Something else that’s very striking about the film is its visual design, especially the use of fragmented images. How did that develop?
Never Here poster
“The fragmented images were very key to how we approached shooting the film. It just fit very much with how I saw the film in my head, that there should be a character half in and half out of the frame, or at the side of the frame. At some level it’s about drawing attention to the frame, I think, and also literally cutting the body with the frame. I mentioned earlier having a dialogue with the spectator’s subconscious or body, and that’s an example of that. If you’re in a world that’s cutting off half of the character’s body, that says something about the world that you’re in and affects you when you’re sitting in your chair watching it. It was something that I really wanted, going into it, and I had a really, really wonderful DP, Sebastian Winterø, who brought his gorgeous visual style to everything we did. It was a successful collaboration.”
How much of the distinctive use of colour in the film was hers, and how much his?

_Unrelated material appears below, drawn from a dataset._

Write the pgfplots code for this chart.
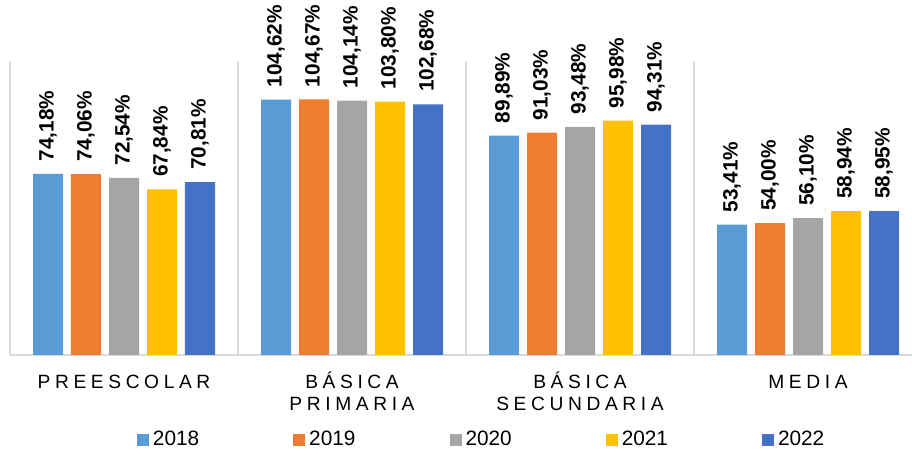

“I could see a lot of the film in my head before we shot it. But every film is a collaboration and without Sebastian I think a lot of my colour ideas would have been lost. He had them perfectly executed,” she says. “I had a pretty strong idea going into the film what it needed to look like and the idea that we were really dealing with reds and greens and also borrowing a lot from the Seventies, in terms of the browns and the oranges of the colour palette. That was something that was born kind of out of the script stage.”
So how close is the final film to the one she had in her head?
“Very close. Very, very close. I mean, I feel like, basically the movie I had in my head got made.”
That’s very rare, I tell her – directors are always telling me about the compromises they’ve had to make. She’s surprised but puts the success of this film down to the skill of her team.
“The movie in my head got made because I was surrounded by people of extraordinary capacity. Technical capacity, emotional capacity and also, part of the movie in my head allowed for chaos. So at the last minute we would lose a location or something and yet it all kind of worked out. So even where it ended up being different technically from the movie in my head it was still the same as the movie in my head. I think that was partially because of the quality of the people who actually made the film and also the fact that I instilled in our team the notion that chaos was acceptable. So when things went off track we were still on track, and that ended up really serving the film well.”
Is she working on another film now?
“Yes, there’s a bunch of stuff I’m working on at the moment... I’m working on an elevated horror script in the vein of The Witch, Hereditary, It Follows – that kind of playing field – and then I’ve got another few projects that are early days still but that I’m very excited about.”
Is that usual for her, working on several things at once?
“No, actually, this is really new. But I feel like I’m going through a period of self discovery as an artist, you know, what do I want to do next? And so I’m dipping my toes in a few different genres in terms of what I’m writing. And then the projects that are coming to me are also very different from Never Here and I really like that.”
Does she learn more from working on different things?
“I find that everything I ever do I learn from. And it’s when I forget that I’m learning from it that I get into trouble.”